- Actually crawls webpages like Google would
- Generates seperate XML file which gets updated every time the script gets executed (Runnable via CRON)
- Awesome for SEO
- Crawls faster than online services
- Adaptable
- Also fetches last modified HTTP header (Thanks to @Z01DTech)
Usage is pretty strait forward:
- Configure the crawler by modifying the config section of the
sitemap.php
file- Select the file to which the sitemap will be saved
- Select URL to crawl
- Select accepted extensions ("/" is manditory for proper functionality)
- Configure blacklists, accepts the use of wildcards (e.g. http://example.com/private/*)

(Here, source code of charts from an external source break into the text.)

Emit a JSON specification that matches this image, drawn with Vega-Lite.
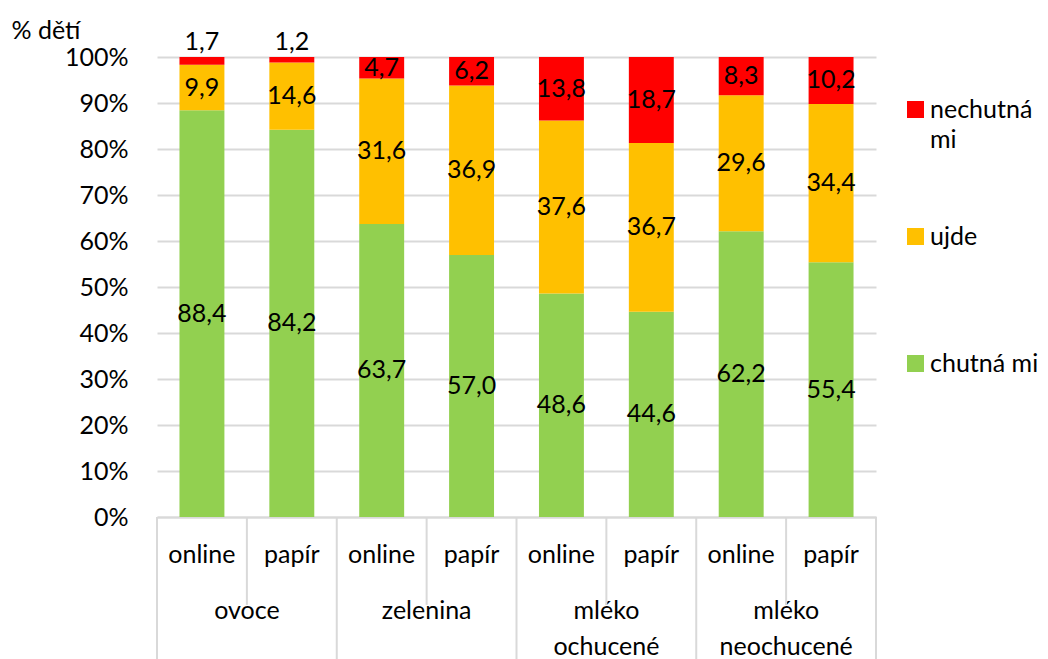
{
  "$schema": "https://vega.github.io/schema/vega-lite/v6.json",
  "autosize": {"type": "none"},
  "padding": {"left": 157, "top": 57, "right": 172, "bottom": 142},
  "width": 719,
  "height": 460,
  "config": {
    "font": "Lato",
    "view": {"stroke": null},
    "style": {"guide-label": {"lineHeight": 30}}
  },
  "data": {"values": [
    {"group": "ovoce", "sub": "online", "cat": "chutná mi", "value": 88.4},
    {"group": "ovoce", "sub": "online", "cat": "ujde", "value": 9.9},
    {"group": "ovoce", "sub": "online", "cat": "nechutná mi", "value": 1.7},
    {"group": "ovoce", "sub": "papír", "cat": "chutná mi", "value": 84.2},
    {"group": "ovoce", "sub": "papír", "cat": "ujde", "value": 14.6},
    {"group": "ovoce", "sub": "papír", "cat": "nechutná mi", "value": 1.2},
    {"group": "zelenina", "sub": "online", "cat": "chutná mi", "value": 63.7},
    {"group": "zelenina", "sub": "online", "cat": "ujde", "value": 31.6},
    {"group": "zelenina", "sub": "online", "cat": "nechutná mi", "value": 4.7},
    {"group": "zelenina", "sub": "papír", "cat": "chutná mi", "value": 57.0},
    {"group": "zelenina", "sub": "papír", "cat": "ujde", "value": 36.9},
    {"group": "zelenina", "sub": "papír", "cat": "nechutná mi", "value": 6.2},
    {"group": "mléko ochucené", "sub": "online", "cat": "chutná mi", "value": 48.6},
    {"group": "mléko ochucené", "sub": "online", "cat": "ujde", "value": 37.6},
    {"group": "mléko ochucené", "sub": "online", "cat": "nechutná mi", "value": 13.8},
    {"group": "mléko ochucené", "sub": "papír", "cat": "chutná mi", "value": 44.6},
    {"group": "mléko ochucené", "sub": "papír", "cat": "ujde", "value": 36.7},
    {"group": "mléko ochucené", "sub": "papír", "cat": "nechutná mi", "value": 18.7},
    {"group": "mléko neochucené", "sub": "online", "cat": "chutná mi", "value": 62.2},
    {"group": "mléko neochucené", "sub": "online", "cat": "ujde", "value": 29.6},
    {"group": "mléko neochucené", "sub": "online", "cat": "nechutná mi", "value": 8.3},
    {"group": "mléko neochucené", "sub": "papír", "cat": "chutná mi", "value": 55.4},
    {"group": "mléko neochucené", "sub": "papír", "cat": "ujde", "value": 34.4},
    {"group": "mléko neochucené", "sub": "papír", "cat": "nechutná mi", "value": 10.2}
  ]},
  "transform": [
    {"calculate": "datum.group + '|' + datum.sub", "as": "key"},
    {"calculate": "indexof(['chutná mi','ujde','nechutná mi'], datum.cat)", "as": "ord"},
    {"stack": "value", "groupby": ["key"], "sort": [{"field": "ord", "order": "ascending"}], "offset": "normalize", "as": ["y0", "y1"]},
    {"calculate": "datum.value < 2 ? 1.033 : (datum.y0 + datum.y1) / 2", "as": "mid"},
    {"calculate": "replace(format(datum.value, '.1f'), '.', ',')", "as": "lbl"}
  ],
  "layer": [
    {
      "mark": {"type": "bar"},
      "encoding": {
        "x": {
          "field": "key", "type": "nominal",
          "scale": {
            "domain": ["ovoce|online", "ovoce|papír", "zelenina|online", "zelenina|papír", "mléko ochucené|online", "mléko ochucené|papír", "mléko neochucené|online", "mléko neochucené|papír"],
            "paddingInner": 0.5, "paddingOuter": 0.25
          },
          "axis": {
            "title": null,
            "labelExpr": "split(datum.value, '|')[1]",
            "labelAngle": 0,
            "labelFontSize": 25,
            "labelColor": "#000000",
            "labelBaseline": "top",
            "domainColor": "#d9d9d9",
            "domainWidth": 2,
            "ticks": false,
            "labelPadding": 25
          }
        },
        "y": {
          "field": "y0", "type": "quantitative",
          "scale": {"domain": [0, 1]},
          "axis": {
            "format": ".0%",
            "values": [0, 0.1, 0.2, 0.3, 0.4, 0.5, 0.6, 0.7, 0.8, 0.9, 1],
            "labelFontSize": 25,
            "labelColor": "#000000",
            "labelPadding": 29,
            "ticks": false,
            "domain": false,
            "gridColor": "#d9d9d9",
            "gridWidth": 2,
            "title": "% dětí",
            "titleAngle": 0,
            "titleAlign": "left",
            "titleBaseline": "middle",
            "titleFontSize": 25,
            "titleFontWeight": "normal",
            "titleColor": "#000000",
            "titleX": -146,
            "titleY": -27
          }
        },
        "y2": {"field": "y1"},
        "color": {
          "field": "cat", "type": "nominal",
          "scale": {"domain": ["nechutná mi", "ujde", "chutná mi"], "range": ["#FF0000", "#FFC000", "#92D050"]},
          "legend": {
            "title": null,
            "orient": "none",
            "legendX": 746,
            "legendY": 40,
            "symbolType": "square",
            "symbolSize": 289,
            "symbolStrokeWidth": 0,
            "labelFontSize": 25,
            "labelColor": "#000000",
            "labelOffset": 2,
            "rowPadding": 71,
            "labelExpr": "datum.label == 'nechutná mi' ? ['nechutná', 'mi'] : [datum.label, '']"
          }
        }
      }
    },
    {
      "mark": {"type": "text", "fontSize": 25, "color": "#000000", "baseline": "middle"},
      "encoding": {
        "x": {"field": "key", "type": "nominal"},
        "y": {"field": "mid", "type": "quantitative"},
        "text": {"field": "lbl"}
      }
    },
    {
      "data": {"values": [
        {"group": "ovoce"},
        {"group": "zelenina"},
        {"group": "mléko ochucené"},
        {"group": "mléko neochucené"}
      ]},
      "transform": [
        {"calculate": "datum.group + '|online'", "as": "key"},
        {"calculate": "datum.group + '|papír'", "as": "keyp"}
      ],
      "layer": [
        {
          "mark": {"type": "text", "fontSize": 25, "color": "#000000", "baseline": "top", "dx": 45, "lineBreak": " ", "lineHeight": 36},
          "encoding": {
            "x": {"field": "key", "type": "nominal"},
            "y": {"datum": -0.178},
            "text": {"field": "group"}
          }
        },
        {
          "mark": {"type": "rule", "color": "#d9d9d9", "strokeWidth": 2},
          "encoding": {
            "x": {"field": "key", "type": "nominal", "bandPosition": -0.5},
            "y": {"datum": 0},
            "y2": {"datum": -0.309}
          }
        },
        {
          "mark": {"type": "rule", "color": "#d9d9d9", "strokeWidth": 2},
          "encoding": {
            "x": {"field": "keyp", "type": "nominal", "bandPosition": -0.5},
            "y": {"datum": 0},
            "y2": {"datum": -0.191}
          }
        }
      ]
    },
    {
      "data": {"values": [{"key": "mléko neochucené|papír"}]},
      "mark": {"type": "rule", "color": "#d9d9d9", "strokeWidth": 2},
      "encoding": {
        "x": {"field": "key", "type": "nominal", "bandPosition": 1.5},
        "y": {"datum": 0},
        "y2": {"datum": -0.309}
      }
    }
  ]
}
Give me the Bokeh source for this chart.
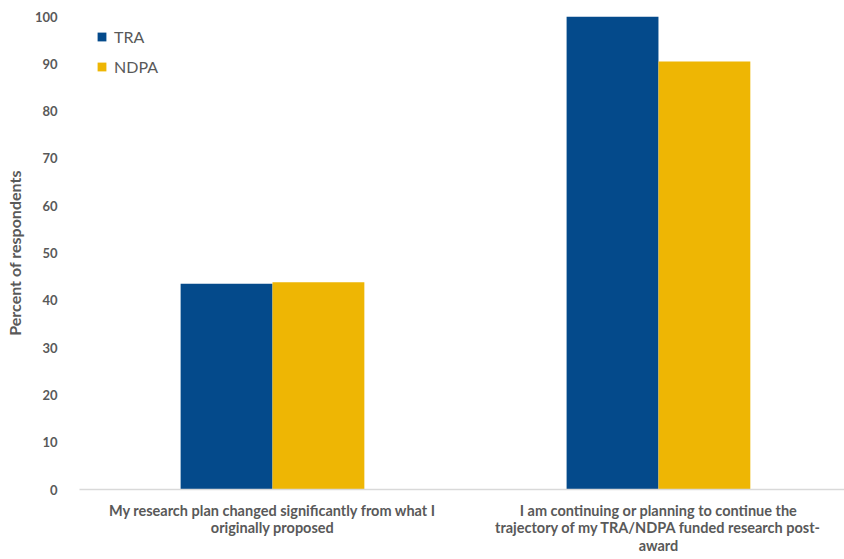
from bokeh.plotting import figure
from bokeh.models import ColumnDataSource, Range1d, FixedTicker, Legend, LegendItem
from bokeh.transform import dodge
from bokeh.embed import file_html
from bokeh.resources import INLINE

categories = [
    "My research plan changed significantly from what I\noriginally proposed",
    "I am continuing or planning to continue the\ntrajectory of my TRA/NDPA funded research post-\naward",
]
series = ["TRA", "NDPA"]
tra = [43.5, 100.0]
ndpa = [43.8, 90.5]
y_ticks = [0, 10, 20, 30, 40, 50, 60, 70, 80, 90, 100]

colors = {"TRA": "#044A8B", "NDPA": "#EEB604"}
grey = "#595959"
FONT = "Lato"

xpos = [i + 0.5 for i in range(len(categories))]
src = ColumnDataSource(dict(x=xpos, TRA=tra, NDPA=ndpa))

p = figure(width=844, height=559, output_backend="svg", toolbar_location=None,
           x_range=Range1d(0, 1.982), y_range=Range1d(0, 100),
           min_border_left=79, min_border_right=0, min_border_top=16, min_border_bottom=70)
p.outline_line_color = None
p.xgrid.visible = False
p.ygrid.visible = False

bw = 0.238
r1 = p.vbar(x=dodge("x", -bw / 2, range=p.x_range), top="TRA", width=bw, source=src,
            fill_color=colors["TRA"], line_color=None)
r2 = p.vbar(x=dodge("x", bw / 2, range=p.x_range), top="NDPA", width=bw, source=src,
            fill_color=colors["NDPA"], line_color=None)

p.xaxis.ticker = FixedTicker(ticks=xpos)
p.xaxis.major_label_overrides = {xv: c for xv, c in zip(xpos, categories)}
p.xaxis.axis_line_color = "#d9d9d9"
p.xaxis.axis_line_width = 1.5
p.xaxis.major_tick_line_color = None
p.xaxis.major_tick_out = 0
p.xaxis.minor_tick_line_color = None
p.xaxis.minor_tick_out = 0
p.xaxis.major_label_text_font = FONT
p.xaxis.major_label_text_font_style = "bold"
p.xaxis.major_label_text_font_size = "14.5px"
p.xaxis.major_label_text_line_height = 1.05
p.xaxis.major_label_text_color = grey
p.xaxis.major_label_standoff = 12

p.yaxis.ticker = FixedTicker(ticks=y_ticks)
p.yaxis.axis_line_color = None
p.yaxis.major_tick_line_color = None
p.yaxis.major_tick_out = 0
p.yaxis.minor_tick_line_color = None
p.yaxis.minor_tick_out = 0
p.yaxis.major_label_text_font = FONT
p.yaxis.major_label_text_font_style = "bold"
p.yaxis.major_label_text_font_size = "13px"
p.yaxis.major_label_text_color = grey
p.yaxis.major_label_standoff = 22
p.yaxis.axis_label = "Percent of respondents"
p.yaxis.axis_label_text_font = FONT
p.yaxis.axis_label_text_font_style = "bold"
p.yaxis.axis_label_text_font_size = "16px"
p.yaxis.axis_label_text_color = grey
p.yaxis.axis_label_standoff = 8

legend = Legend(items=[LegendItem(label="TRA", renderers=[r1]),
                       LegendItem(label="NDPA", renderers=[r2])],
                location=(17, 413))
legend.border_line_color = None
legend.background_fill_alpha = 0
legend.label_text_font = FONT
legend.label_text_font_size = "16px"
legend.label_text_color = grey
legend.glyph_width = 11
legend.glyph_height = 11
legend.spacing = 11
legend.label_standoff = 7
p.add_layout(legend)

open("out.html", "w").write(file_html(p, INLINE))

- Select change frequency (always, daily, weekly, monthly, never, etc...)
- Choose priority (It is all relative so it may as well be 1)
- Generate sitemap
- Either send a GET request to this script or simply point your browser
- A sitemap will be generated and displayed
- Submit to Google
- For better results
- Submit sitemap.xml to Google and not the script itself (Both still work)
- Setup a CRON Job to send web requests to this script every so often, this will keep the sitemap.xml file up to date
Alternatively, you can run via SSH using CLI php sitemap.php file=/home/user/public_html/sitemap.xml url=http://www.mywebsite.com/